El segundo riesgo importante del desafío que asume un movimiento político que quiere producir su propia teoría, es de orden subjetivo. No es otro que el problema de la "distancia metodológica" que todo observador que pretende teorizar acerca de algún fenómeno debe adoptar, si no quiere quedar preso de sus propios preconceptos. Puede tacharse a este argumento de cientificista. Sin embargo, mi fundamentación va en sentido contrario. En efecto, la capacidad de "objetivizar" la propia conciencia, o lo que es lo mismo para el caso, la propia práctica, está indisolublemente ligada al desarrollo de las estructuras mentales que en occidente se ha alcanzado a partir de la invención de la escritura. La capacidad de "hablar de sí mismo" no es para nada una disposición natural del sujeto de la práctica, sino una posibilidad situada históricamente hace cinco mil años cuando este sujeto fue capaz de crear un procedimiento exterior para desdoblarse.
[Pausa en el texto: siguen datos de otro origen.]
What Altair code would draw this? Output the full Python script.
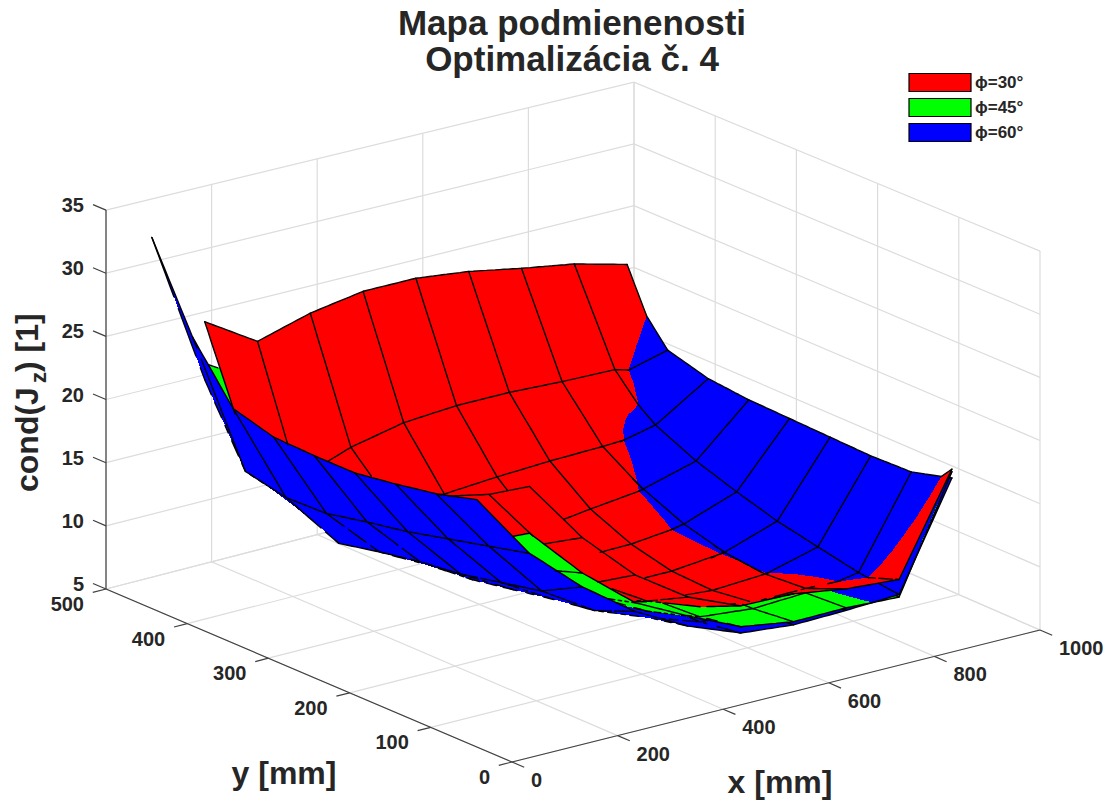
import numpy as np
import altair as alt

alt.data_transformers.disable_max_rows()

# ---- values -----------------------------------------------------------------
x_grid = [10, 110, 210, 310, 410, 510, 610, 710, 810, 910]
y_grid = [50, 100, 150, 200, 250, 300, 350, 400, 450]

# rows: y ascending; columns: x ascending from x=110
z_red = [
    [24.3, 19.2, 15.2, 12.4, 10.65, 10.56, 9.9, 9.6, 17.3],
    [22.3, 17.3, 13.2, 10.7, 9.2, 8.5, 8.55, 8.4, 13.7],
    [20.8, 13.6, 11, 9.4, 8.4, 8.06, 8.3, 8.8, 10.5],
    [18.7, 13, 10.4, 9.2, 8.2, 8.2, 8.62, 9.3, 10],
    [17.5, 12.8, 10.8, 9.5, 8.9, 8.96, 9.4, 10, 11],
    [17.5, 13, 11.5, 10.5, 9.8, 10.36, 10.85, 11.4, 12.5],
    [18, 13.5, 12.5, 12.3, 12.6, 12.8, 12.9, 13.1, 14.5],
    [18, 14.2, 15.7, 16.6, 16.9, 16.9, 16.7, 16.6, 15.4],
    [26.4, 23.8, 25, 25.7, 25.7, 25.2, 24.4, 23.7, 22.6],
]
z_green = [
    [20.6, 16.4, 13, 10.9, 9, 8.35, 8.4, 8.2, 17.1],
    [18.6, 15.3, 12.1, 9.9, 8.4, 8, 8.2, 8.3, 9],
    [17.8, 13.2, 10.7, 9.3, 8.2, 7.95, 8.15, 8.6, 9.1],
    [17, 12.6, 10, 8.9, 8.05, 8.05, 8.4, 9, 9.6],
    [16.5, 12.3, 9.8, 9, 8.4, 8.4, 8.9, 9.4, 10.4],
    [16, 12, 10, 9.6, 9.2, 9.6, 10, 10.8, 11.8],
    [16, 12, 11, 11, 11, 11.5, 11.5, 12, 13],
    [16.5, 13, 12.5, 13.5, 14, 14.5, 14.5, 14.5, 14],
    [23.1, 20.6, 20.8, 21, 21, 20.5, 20, 19, 18],
]
# columns: x ascending from x=10
z_blue = [
    [24.3, 19, 15.3, 12.3, 10.1, 8.5, 8.1, 8.2, 8.4, 16.6],
    [23.4, 18.2, 13.6, 11, 9.4, 8, 7.8, 8, 8.76, 15.7],
    [22.8, 17.4, 12.9, 10.5, 9.2, 8, 7.8, 8.28, 9.4, 15.6],
    [22.3, 16.6, 12.2, 9.9, 8.7, 8, 7.9, 8.64, 10.06, 15.7],
    [22.3, 16, 11.8, 9.3, 8.7, 8.1, 8.63, 9.5, 11, 15.8],
    [22.4, 15.3, 11.2, 9, 8.9, 8.4, 9.8, 10.9, 12.07, 15.9],
    [23.3, 15.2, 10.5, 8.7, 9, 8.8, 11, 12.6, 13.55, 16.2],
    [27.6, 15.9, 12.1, 9.2, 9.2, 9.5, 12.9, 16.4, 16, 17.1],
    [34.1, 21.8, 13.1, 10.2, 10, 11, 14, 18, 20, 21],
]
series = ["ϕ=30°", "ϕ=45°", "ϕ=60°"]
colors = ["#ff0000", "#00ff00", "#0000ff"]
x_ticks = [0, 200, 400, 600, 800, 1000]
y_ticks = [0, 100, 200, 300, 400, 500]
z_ticks = [5, 10, 15, 20, 25, 30, 35]

# ---- view of the box ---------------------------------------------------------
PAD_TOP = 70
PAD_BOTTOM = 8
OX, OY = 8, 8 + PAD_TOP
N = 4
NL = 12


def proj(x, y, z):
    return (512 + 0.528 * x - 0.812 * y,
            762 - 0.132 * x - 0.346 * y - 12.63 * (z - 5)
            + 4 * (x / 1000) * (y / 500) * (z - 20) / 15)


def depth(x, y, z):
    return (-153874 * x / 1000 - 200112 * y / 500 + 144936 * (z - 5) / 30) / 291000


def lonlat(p):
    return [round(float(p[0]) - OX, 1), round(float(p[1]) - OY, 1)]


def line_feature(pts):
    return {"type": "Feature", "properties": {},
            "geometry": {"type": "LineString", "coordinates": [lonlat(p) for p in pts]}}


# ---- depth buffer over the page's pixels -------------------------------------
W, H = 1115, 803
zbuf = np.full((H, W), -1e9)
idbuf = np.full((H, W), -1, dtype=np.int8)
surfaces = [(x_grid[1:], z_red), (x_grid[1:], z_green), (x_grid, z_blue)]


def bilinear(xs, zs, i, j, u, v):
    a = np.array([xs[i], y_grid[j], zs[j][i]], float)
    b = np.array([xs[i + 1], y_grid[j], zs[j][i + 1]], float)
    c = np.array([xs[i + 1], y_grid[j + 1], zs[j + 1][i + 1]], float)
    d = np.array([xs[i], y_grid[j + 1], zs[j + 1][i]], float)
    return a * (1 - u) * (1 - v) + b * u * (1 - v) + c * u * v + d * (1 - u) * v


def raster_triangle(tri, sid):
    scr = np.array([proj(*p) for p in tri])
    dep = np.array([depth(*p) for p in tri])
    x0, x1 = int(np.floor(scr[:, 0].min())), int(np.ceil(scr[:, 0].max()))
    y0, y1 = int(np.floor(scr[:, 1].min())), int(np.ceil(scr[:, 1].max()))
    gx, gy = np.meshgrid(np.arange(x0, x1 + 1) + 0.5, np.arange(y0, y1 + 1) + 0.5)
    (ax, ay), (bx, by), (cx, cy) = scr
    det = (by - cy) * (ax - cx) + (cx - bx) * (ay - cy)
    if abs(det) < 1e-9:
        return
    l0 = ((by - cy) * (gx - cx) + (cx - bx) * (gy - cy)) / det
    l1 = ((cy - ay) * (gx - cx) + (ax - cx) * (gy - cy)) / det
    l2 = 1 - l0 - l1
    m = (l0 >= -1e-6) & (l1 >= -1e-6) & (l2 >= -1e-6)
    if not m.any():
        return
    d = l0[m] * dep[0] + l1[m] * dep[1] + l2[m] * dep[2]
    px = np.floor(gx[m]).astype(int)
    py = np.floor(gy[m]).astype(int)
    closer = d > zbuf[py, px]
    zbuf[py[closer], px[closer]] = d[closer]
    idbuf[py[closer], px[closer]] = sid


for sid, (xs, zs) in enumerate(surfaces):
    for j in range(len(y_grid) - 1):
        for i in range(len(xs) - 1):
            for a in range(N):
                for b in range(N):
                    u0, u1, v0, v1 = a / N, (a + 1) / N, b / N, (b + 1) / N
                    p00 = bilinear(xs, zs, i, j, u0, v0)
                    p10 = bilinear(xs, zs, i, j, u1, v0)
                    p11 = bilinear(xs, zs, i, j, u1, v1)
                    p01 = bilinear(xs, zs, i, j, u0, v1)
                    raster_triangle((p00, p10, p11), sid)
                    raster_triangle((p00, p11, p01), sid)

# each series becomes one shape: what can be seen of its surface
fill_features = []
for sid, name in enumerate(series):
    polys = []
    for row in range(H):
        cols = np.flatnonzero(idbuf[row] == sid)
        if cols.size == 0:
            continue
        breaks = np.flatnonzero(np.diff(cols) > 1)
        starts = np.r_[cols[0], cols[breaks + 1]]
        ends = np.r_[cols[breaks], cols[-1]] + 1
        for s, e in zip(starts, ends):
            x0, x1, y0, y1 = int(s) - OX, int(e) - OX, row - OY, row + 1 - OY
            polys.append([[[x0, y0], [x1, y0], [x1, y1], [x0, y1], [x0, y0]]])
    fill_features.append({"type": "Feature", "properties": {"series": name},
                          "geometry": {"type": "MultiPolygon", "coordinates": polys}})

# ---- mesh lines, drawn only where they can be seen ---------------------------
mesh_features = []


def add_mesh(points, sid):
    run = []
    for k in range(len(points) - 1):
        p, q = points[k], points[k + 1]
        mid = (p + q) / 2
        sx, sy = proj(*mid)
        ix, iy = int(np.floor(sx)), int(np.floor(sy))
        tol = 0.004 if idbuf[iy, ix] == sid else 0.0012
        if depth(*mid) >= zbuf[iy, ix] - tol:
            if not run:
                run = [proj(*p)]
            run.append(proj(*q))
        elif run:
            mesh_features.append(line_feature(run))
            run = []
    if run:
        mesh_features.append(line_feature(run))


for sid, (xs, zs) in enumerate(surfaces):
    last_j, last_i = len(y_grid) - 2, len(xs) - 2
    for j in range(len(y_grid)):
        jj, vv = (j, 0.0) if j <= last_j else (last_j, 1.0)
        pts = [bilinear(xs, zs, i, jj, a / NL, vv) for i in range(last_i + 1) for a in range(NL)]
        pts.append(bilinear(xs, zs, last_i, jj, 1.0, vv))
        add_mesh(pts, sid)
    for i in range(len(xs)):
        ii, uu = (i, 0.0) if i <= last_i else (last_i, 1.0)
        pts = [bilinear(xs, zs, ii, j, uu, b / NL) for j in range(last_j + 1) for b in range(NL)]
        pts.append(bilinear(xs, zs, ii, last_j, uu, 1.0))
        add_mesh(pts, sid)

# ---- box: grid, axes, ticks --------------------------------------------------
grid_features = []
for x in x_ticks:
    grid_features.append(line_feature([proj(x, 0, 5), proj(x, 500, 5), proj(x, 500, 35)]))
for y in y_ticks:
    grid_features.append(line_feature([proj(0, y, 5), proj(1000, y, 5), proj(1000, y, 35)]))
for z in z_ticks:
    grid_features.append(line_feature([proj(0, 500, z), proj(1000, 500, z), proj(1000, 0, z)]))

axis_features = [line_feature([proj(0, 0, 5), proj(1000, 0, 5)]),
                 line_feature([proj(0, 0, 5), proj(0, 500, 5)]),
                 line_feature([proj(0, 500, 5), proj(0, 500, 35)])]
for x in x_ticks:
    axis_features.append(line_feature([proj(x, 0, 5), proj(x, -15, 5)]))
for y in y_ticks:
    axis_features.append(line_feature([proj(0, y, 5), proj(-25, y, 5)]))
for z in z_ticks:
    axis_features.append(line_feature([proj(0, 500, z), proj(0, 516, z)]))


def tick_rows(labels, fn, dx, dy):
    rows = []
    for v in labels:
        sx, sy = fn(v)
        rows.append({"px": sx + dx - OX, "py": sy + dy - OY, "t": str(v)})
    return rows


x_label_rows = tick_rows(x_ticks, lambda v: proj(v, 0, 5), 19, 19)
y_label_rows = tick_rows(y_ticks, lambda v: proj(0, v, 5), -22, 16)
z_label_rows = tick_rows(z_ticks, lambda v: proj(0, 500, v), -22, -4)
name_rows = [{"px": 284 - OX, "py": 774 - OY, "t": "y [mm]"},
             {"px": 780 - OX, "py": 783 - OY, "t": "x [mm]"}]

FONT = "Liberation Sans"
INK = "#262626"
proj_spec = alt.Projection(type="identity", scale=1, translate=[0, 0])


def geo(features):
    return alt.Chart(alt.Data(values=features)).properties(projection=proj_spec)


def text_layer(rows, size, **kw):
    return alt.Chart(alt.Data(values=rows)).mark_text(
        font=FONT, fontWeight="bold", fontSize=size, color=INK, **kw
    ).encode(x=alt.X("px:Q", scale=None, axis=None),
             y=alt.Y("py:Q", scale=None, axis=None), text="t:N")


grid_layer = geo(grid_features).mark_geoshape(filled=False, stroke="#dcdcdc", strokeWidth=1.2)
axis_layer = geo(axis_features).mark_geoshape(filled=False, stroke="#404040", strokeWidth=1.2)
fill_layer = geo(fill_features).mark_geoshape(strokeWidth=0).encode(
    fill=alt.Fill("properties.series:N",
                  scale=alt.Scale(domain=series, range=colors),
                  legend=alt.Legend(title=None, orient="none", legendX=908 - OX, legendY=70 - OY,
                                    symbolType="M-1,-0.29H1V0.29H-1Z", symbolSize=3844,
                                    clipHeight=25, rowPadding=0, padding=0, labelOffset=3,
                                    symbolStrokeColor="#000000", symbolStrokeWidth=1.2,
                                    symbolOpacity=1, labelFont=FONT, labelFontWeight="bold",
                                    labelFontSize=17, labelColor=INK)),
)
mesh_layer = geo(mesh_features).mark_geoshape(filled=False, stroke="#000000", strokeWidth=1.4,
                                              strokeCap="round", strokeJoin="round")

cond_rows = [{"px": 28 - OX, "py": 492 - OY, "t": "cond(J"}]
cond_sub = [{"px": 39 - OX, "py": 383 - OY, "t": "z"}]
cond_end = [{"px": 28 - OX, "py": 372 - OY, "t": ") [1]"}]

chart = alt.layer(
    grid_layer, axis_layer, fill_layer, mesh_layer,
    text_layer(x_label_rows, 20, align="left", baseline="middle"),
    text_layer(y_label_rows, 20, align="right", baseline="middle"),
    text_layer(z_label_rows, 20, align="right", baseline="middle"),
    text_layer(name_rows, 32, align="center", baseline="middle"),
    text_layer(cond_rows, 32, align="left", baseline="middle", angle=270),
    text_layer(cond_sub, 22, align="left", baseline="middle", angle=270),
    text_layer(cond_end, 32, align="left", baseline="middle", angle=270),
).properties(
    width=1099, height=787 - PAD_TOP,
    padding={"left": 0, "top": PAD_TOP, "right": 0, "bottom": PAD_BOTTOM},
    autosize=alt.AutoSizeParams(type="none"),
    background="white",
    title=alt.TitleParams(text=["Mapa podmienenosti", "Optimalizácia č. 4"], font=FONT,
                          fontWeight="bold", fontSize=35, lineHeight=36, color=INK,
                          anchor="middle", dx=14.5, offset=-8),
).configure_view(stroke=None)

chart.save("out.html", embed_options={"renderer": "svg", "actions": False})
Se trata ni más ni menos que de la posibilidad de ponerse a sí mismo como objeto del pensamiento. Sin dudas podríamos rastrear en esta primigenia operación el origen de la ciencia moderna y la consecuente cuantificación del mundo, pero también el de la filosofía pre-científica y el de todo pensamiento especulativo que no quiera contentarse con la percepción espontánea de los fenómenos. La distancia teórica no puede alcanzarse si el observador que pretende objetivizarse a sí mismo no está dispuesto a considerar las observaciones que otros, objetivamente más distanciados, realizan sobre él. De lo contrario, lo más probable es que tal teorízación no pueda exceder de la autojustificación y la apología ingenuas.
En todo caso, el redescubrimiento de la práctica, la experiencia y el acontecimiento, frente a la teoría, la conciencia y la ley universal, no debería intentar sustraerse del movimiento dialéctico en el cual su desarrollo podría fructificar en formas superadoras de entender las relaciones complejas en que se establece la tensión que involucra a todos estos términos, sin olvidar su carácter constitutivamente indisoluble, si es que realmente se quiere prescindir de los reduccionismos y determinismos más o menos ingenuos y más o menos novedosos.